How does that make any sense, with total opposite approaches being compelling ones?  Well, to me, it comes down to the allure of mystery and the draw of intimacy.  Let’s take MacGuffin A, the mystery briefcase that only is described by the glow that comes from the interior when it is opened.  We are told nothing else about this case save for the mysterious events that happen around it and the fact that so many people want it.  Our protagonists and the readers are kept in the dark, never knowing what it is or why exactly everyone is willing to die (or kill) over it.  That cloak of mystery is seductive.  We read on to find those hints as to the MacGuffin’s true nature and it spurs our imagination as we come up with our own theories and deductions.  That mystery is what draws our interest and keeps us solidly glued to the tale and, as the MacGuffin doesn’t need to be minutely described, the author can concentrate on the characterization and plot, knowing he has your attention.

What about the other factor, that draw of intimacy?  Let’s look at MacGuffin B, the ancient statue.  Though a mystery at first to the readers and protagonists outside of the fact everyone wants it, the statue’s history is laid out for both of us in intimate detail.  We know not just what it is, but why exactly everyone wants it.  Though deprived of its cloak of mystery, that is replaced by the true understanding of WHY this hunk of statuary is so vitally important.  We are pulled in because we so completely know the stakes, so the dramatic tension is set at a suitably high bar.  As with the cloak of mystery, the draw of intimacy again focuses the readers’ attention and, once established, leaves the author free to focus on the characters and plot.

Both of these approaches do have pitfalls.  A mystery MacGuffin can be foreshadowed shabbily, with no real indications given as to its importance.  That glowing suitcase is obviously SOMETHING special, even if we don’t know WHAT it is.  If the MacGuffin is left too plain and a total unknown, with no hints to its nature at all, you don’t generate that interest or spark your readers’ imaginations.

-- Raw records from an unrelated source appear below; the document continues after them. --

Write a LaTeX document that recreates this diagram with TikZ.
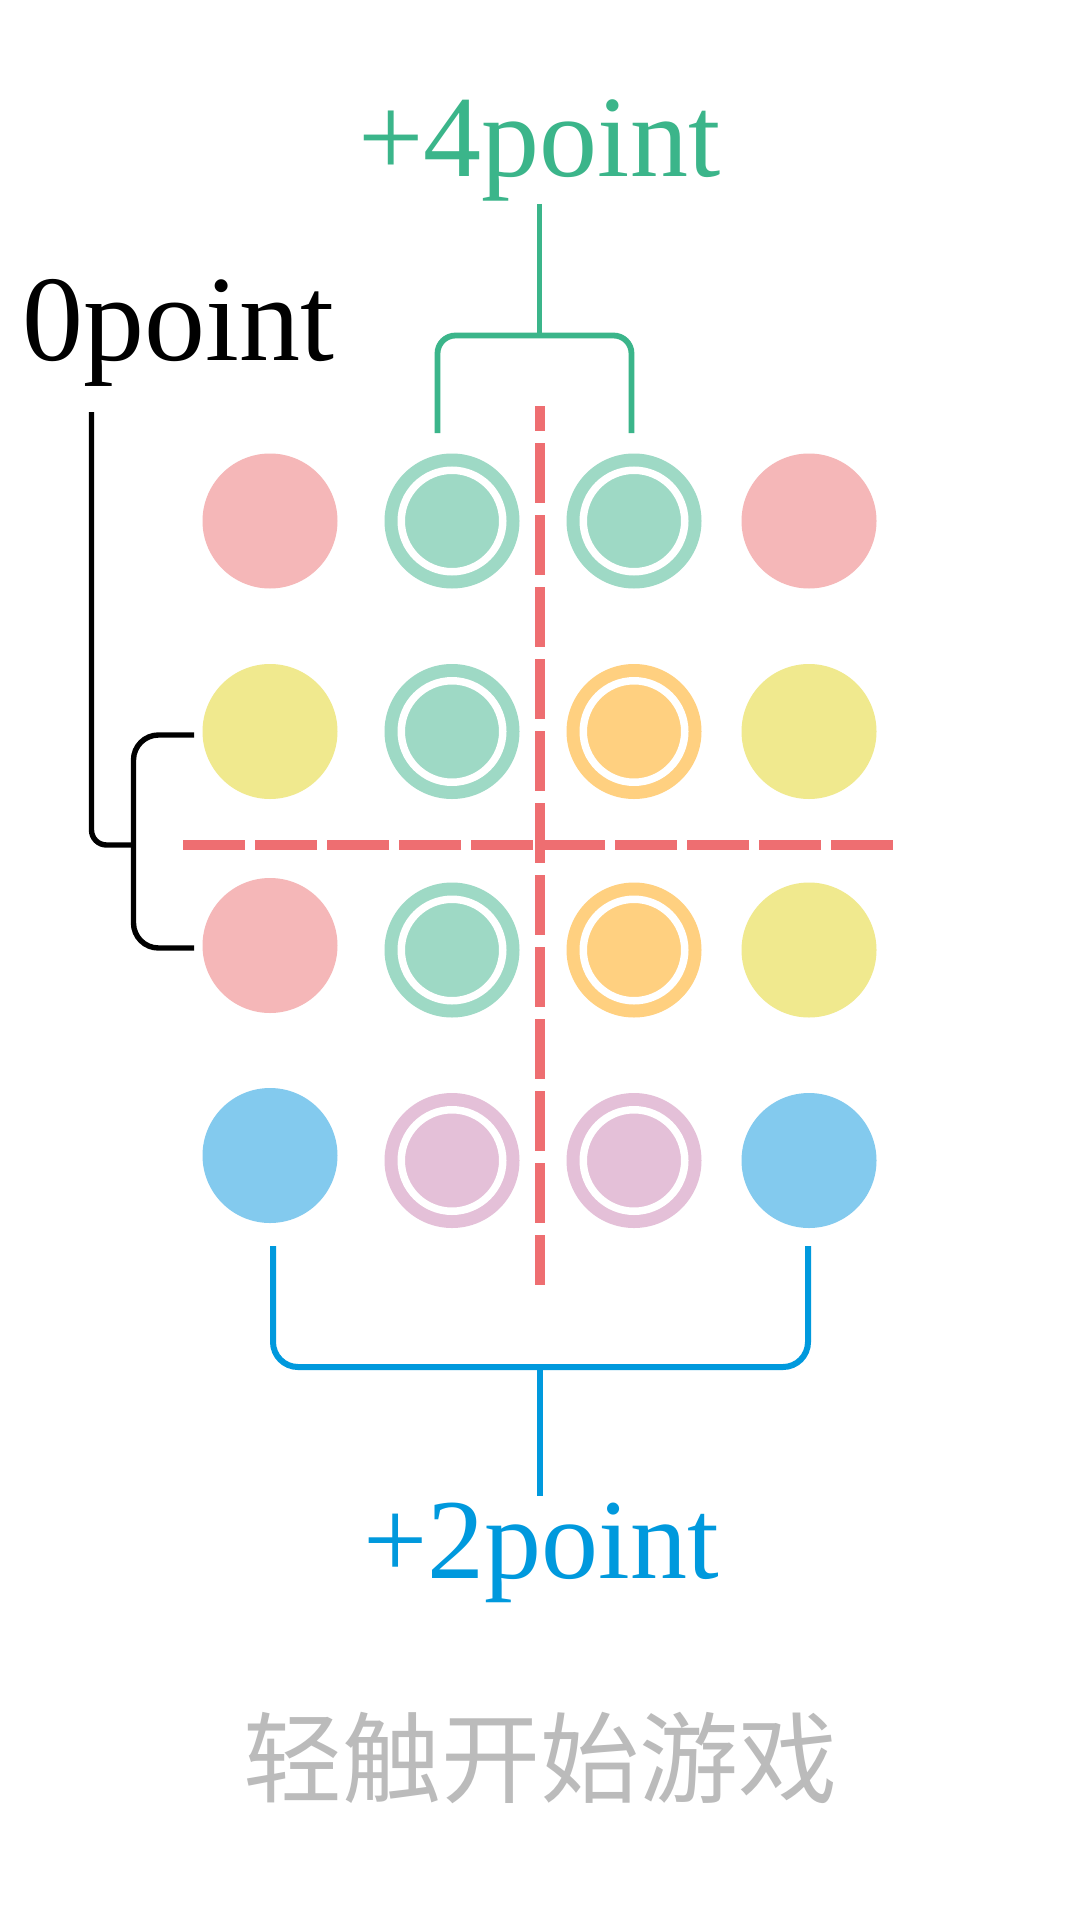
\documentclass[tikz,border=0pt]{standalone}
\usepackage{fontspec}
\setmainfont{Liberation Serif}
\newfontfamily\cjkfont{Noto Sans CJK SC}
\definecolor{cgreen}{HTML}{3BB58A}
\definecolor{cmint}{HTML}{9ED9C5}
\definecolor{cpink}{HTML}{F5B7B8}
\definecolor{cyellow}{HTML}{F0E98E}
\definecolor{corange}{HTML}{FFD080}
\definecolor{csky}{HTML}{83CAEE}
\definecolor{clilac}{HTML}{E4C0D8}
\definecolor{cred}{HTML}{EE6E71}
\definecolor{cblue}{HTML}{0099DD}
\definecolor{cgray}{HTML}{BBBBBB}
\begin{document}
\begin{tikzpicture}[x=0.5pt,y=-0.5pt,
  dot/.style={circle, inner sep=0pt, minimum size=67.5pt, fill=#1},
  ringdot/.style={dot=#1, path picture={\draw[white,line width=3.75pt] (path picture bounding box.center) circle[radius=25.375pt];}},
  ptext/.style={inner sep=0pt, anchor=base west, font=\fontsize{#1}{#1}\selectfont},
  gline/.style={draw=cgreen, line width=2.9pt},
  kline/.style={draw=black, line width=2.7pt},
  bline/.style={draw=cblue, line width=3pt},
  reddash/.style={draw=cred, line width=5pt}
]
\useasboundingbox (0,0) rectangle (1080,1920);
\fill[white] (0,0) rectangle (1080,1920);

% titles
\node[ptext=58pt, text=cgreen] (t4) at (358,177) {+4point};
\node[ptext=61pt, text=black] (t0) at (22,360) {0point};
\node[ptext=57pt, text=cblue] (t2) at (363,1578) {+2point};

% circles
\node[dot=cpink]      (c11) at (270,521) {};
\node[ringdot=cmint]  (c12) at (452,521) {};
\node[ringdot=cmint]  (c13) at (634,521) {};
\node[dot=cpink]      (c14) at (809,521) {};

\node[dot=cyellow]     (c21) at (270,731.5) {};
\node[ringdot=cmint]   (c22) at (452,731.5) {};
\node[ringdot=corange] (c23) at (634,731.5) {};
\node[dot=cyellow]     (c24) at (809,731.5) {};

\node[dot=cpink]       (c31) at (270,945.5) {};
\node[ringdot=cmint]   (c32) at (452,950) {};
\node[ringdot=corange] (c33) at (634,950) {};
\node[dot=cyellow]     (c34) at (809,950) {};

\node[dot=csky]        (c41) at (270,1155.5) {};
\node[ringdot=clilac]  (c42) at (452,1160.5) {};
\node[ringdot=clilac]  (c43) at (634,1160.5) {};
\node[dot=csky]        (c44) at (809,1160.5) {};

% dashed dividers
\coordinate (rT) at (540,406);
\coordinate (rB) at (540,1285);
\coordinate (hL) at (183,845);
\coordinate (hR) at (893,845);
\draw[reddash, dash pattern=on 31pt off 5pt] (hL) -- (hR);
\draw[reddash, dash pattern=on 30pt off 6pt, dash phase=17.5pt] (rT) -- (rB);

% green bracket
\coordinate (gS) at (539.5,204);
\coordinate (gJ) at (539.5,335.5);
\coordinate (gL) at (437.5,433);
\coordinate (gR) at (631.5,433);
\draw[gline] (gS) -- (gJ);
\draw[gline, rounded corners=9pt] (gL) |- (gJ) -| (gR);

% black bracket
\coordinate (kS) at (91.5,412);
\coordinate (kJ) at (133.5,845);
\coordinate (kT) at (194,735);
\coordinate (kB) at (194,948);
\draw[kline, rounded corners=7.5pt] (kS) |- (kJ);
\draw[kline, rounded corners=12.5pt] (kT) -| (kJ) |- (kB);

% blue bracket
\coordinate (bL) at (273,1246);
\coordinate (bR) at (808,1246);
\coordinate (bJ) at (540,1367);
\coordinate (bE) at (540,1496);
\draw[bline, rounded corners=12.5pt] (bL) |- (bJ) -| (bR);
\draw[bline] (bJ) -- (bE);

% bottom caption
\node[inner sep=0pt, text=cgray, font=\cjkfont\fontsize{49.5pt}{49.5pt}\selectfont] (start) at (540,1758) {轻触开始游戏};
\end{tikzpicture}
\end{document}
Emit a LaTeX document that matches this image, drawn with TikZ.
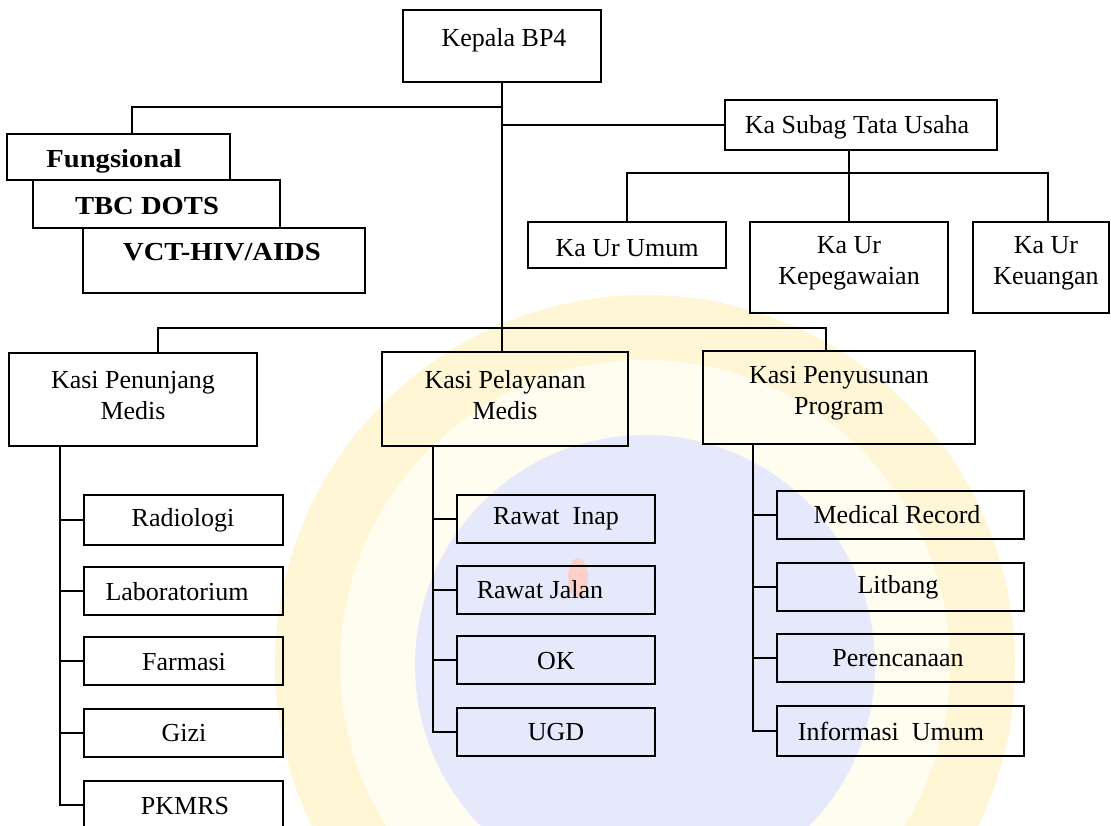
\documentclass[tikz,border=0pt]{standalone}
\usepackage{fontspec}
\setmainfont{Liberation Serif}
\usetikzlibrary{calc}

\definecolor{wmyellow}{RGB}{255,246,214}
\definecolor{wmpale}{RGB}{255,252,240}
\definecolor{wmblue}{RGB}{230,233,251}
\definecolor{wmred}{RGB}{250,208,200}

\tikzset{
  orgbox/.style={draw=black, line width=1.8pt, inner sep=0pt, outer sep=0pt},
  lbl/.style={inner sep=0pt, align=center, font=\fontsize{26}{31}\selectfont},
  blbl/.style={inner sep=0pt, align=center, font=\fontsize{26}{31}\selectfont\bfseries},
  link/.style={draw=black, line width=1.8pt, line cap=rect}
}

% box: name, x1, y1, x2, y2, text x, text y, text
\newcommand{\obox}[8]{%
  \node[orgbox, minimum width={(#4-#2)*1pt}, minimum height={(#5-#3)*1pt}]
    (#1) at ({(#2+#4)/2},{(#3+#5)/2}) {};
  \node[lbl] (#1-t) at (#6,#7) {#8};}
% bold variant, slightly widened
\newcommand{\bbox}[8]{%
  \node[orgbox, minimum width={(#4-#2)*1pt}, minimum height={(#5-#3)*1pt}]
    (#1) at ({(#2+#4)/2},{(#3+#5)/2}) {};
  \node[blbl] (#1-t) at (#6,#7) {\scalebox{1.1}[1]{#8}};}

\begin{document}
\begin{tikzpicture}[x=1pt, y=-1pt]
\clip (0,0) rectangle (1111,825);
\fill[white] (0,0) rectangle (1111,825);

% faint seal in the background
\fill[wmyellow] (645,665) circle (370);
\fill[wmpale] (645,665) circle (305);
\fill[wmblue] (645,665) circle (230);
\fill[wmred] (578,578) ellipse (10 and 20);

% head
\obox{kepala}{403}{10}{601}{82}{504}{40}{Kepala BP4}

% functional group
\bbox{fung}{7}{134}{230}{180}{114}{161}{Fungsional}
\bbox{tbc}{33}{180}{280}{228}{147}{206}{TBC DOTS}
\bbox{vct}{83}{228}{365}{293}{222}{252}{VCT-HIV/AIDS}

% administration
\obox{subag}{725}{100}{997}{150}{857}{127}{Ka Subag Tata Usaha}
\obox{umum}{528}{222}{726}{268}{627}{248}{Ka Ur Umum}
\obox{kepeg}{750}{222}{948}{313}{849}{263}{Ka Ur\\Kepegawaian}
\obox{keu}{973}{222}{1109}{313}{1046}{263}{Ka Ur\\Keuangan}

% sections
\obox{pen}{9}{353}{257}{446}{133}{396}{Kasi Penunjang\\Medis}
\obox{pel}{382}{352}{628}{446}{505}{395}{Kasi Pelayanan\\Medis}
\obox{pny}{703}{351}{975}{444}{839}{393}{Kasi Penyusunan\\Program}

% units under Kasi Penunjang Medis
\obox{rad}{84}{495}{283}{545}{183}{520}{Radiologi}
\obox{lab}{84}{567}{283}{615}{177}{592}{Laboratorium}
\obox{far}{84}{637}{283}{685}{184}{662}{Farmasi}
\obox{gizi}{84}{709}{283}{757}{184}{733}{Gizi}
\obox{pk}{84}{781}{283}{829}{185}{806}{PKMRS}

% units under Kasi Pelayanan Medis
\obox{ri}{457}{495}{655}{543}{556}{519}{Rawat\ \ Inap}
\obox{rj}{457}{566}{655}{614}{540}{590}{Rawat Jalan}
\obox{ok}{457}{636}{655}{684}{556}{661}{OK}
\obox{ugd}{457}{708}{655}{756}{556}{732}{UGD}

% units under Kasi Penyusunan Program
\obox{mr}{777}{491}{1024}{539}{897}{515}{Medical Record}
\obox{lit}{777}{563}{1024}{611}{898}{587}{Litbang}
\obox{per}{777}{634}{1024}{682}{898}{658}{Perencanaan}
\obox{inf}{777}{706}{1024}{756}{891}{731}{Informasi\ \ Umum}

% junction points
\coordinate (jL) at (132,107);
\coordinate (jU) at (627,173);
\coordinate (jK) at (1048,173);
\coordinate (bL) at (158,328);
\coordinate (bR) at (826,328);
\coordinate (vL) at (60,446);
\coordinate (vM) at (433,446);
\coordinate (vR) at (753,444);

% trunk and branches from the head
\draw[link] (kepala.south) -- (kepala.south |- pel.north);
\draw[link] (kepala.south |- jL) -- (jL) -- (jL |- fung.north);
\draw[link] (kepala.south |- subag.west) -- (subag.west);

% administration tree
\draw[link] (kepeg.north |- subag.south) -- (kepeg.north);
\draw[link] (jU) -- (jK);
\draw[link] (jU) -- (umum.north);
\draw[link] (jK) -- (jK |- keu.north);

% sections bar
\draw[link] (bL |- pen.north) -- (bL) -- (bR) -- (bR |- pny.north);

% unit ladders
\draw[link] (vL) |- (pk.west);
\foreach \u in {rad,lab,far,gizi} \draw[link] (vL |- \u.west) -- (\u.west);
\draw[link] (vM) |- (ugd.west);
\foreach \u in {ri,rj,ok} \draw[link] (vM |- \u.west) -- (\u.west);
\draw[link] (vR) |- (inf.west);
\foreach \u in {mr,lit,per} \draw[link] (vR |- \u.west) -- (\u.west);
\end{tikzpicture}
\end{document}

As for the intimate MacGuffin, the risk comes in not making the object compelling enough once you reveal it.  If the rationale for the desire for the object is poorly laid out, if the object simply is uninteresting once unveiled, or if the characterization of those wanting it don’t match what it actually is … there are all potential pitfalls.  In a way, it’s like revealing any other mystery in a book.  If it doesn’t hold together, you exchange the dramatic tension of the stakes for a breach of suspension of disbelief as the readers shake their collective heads.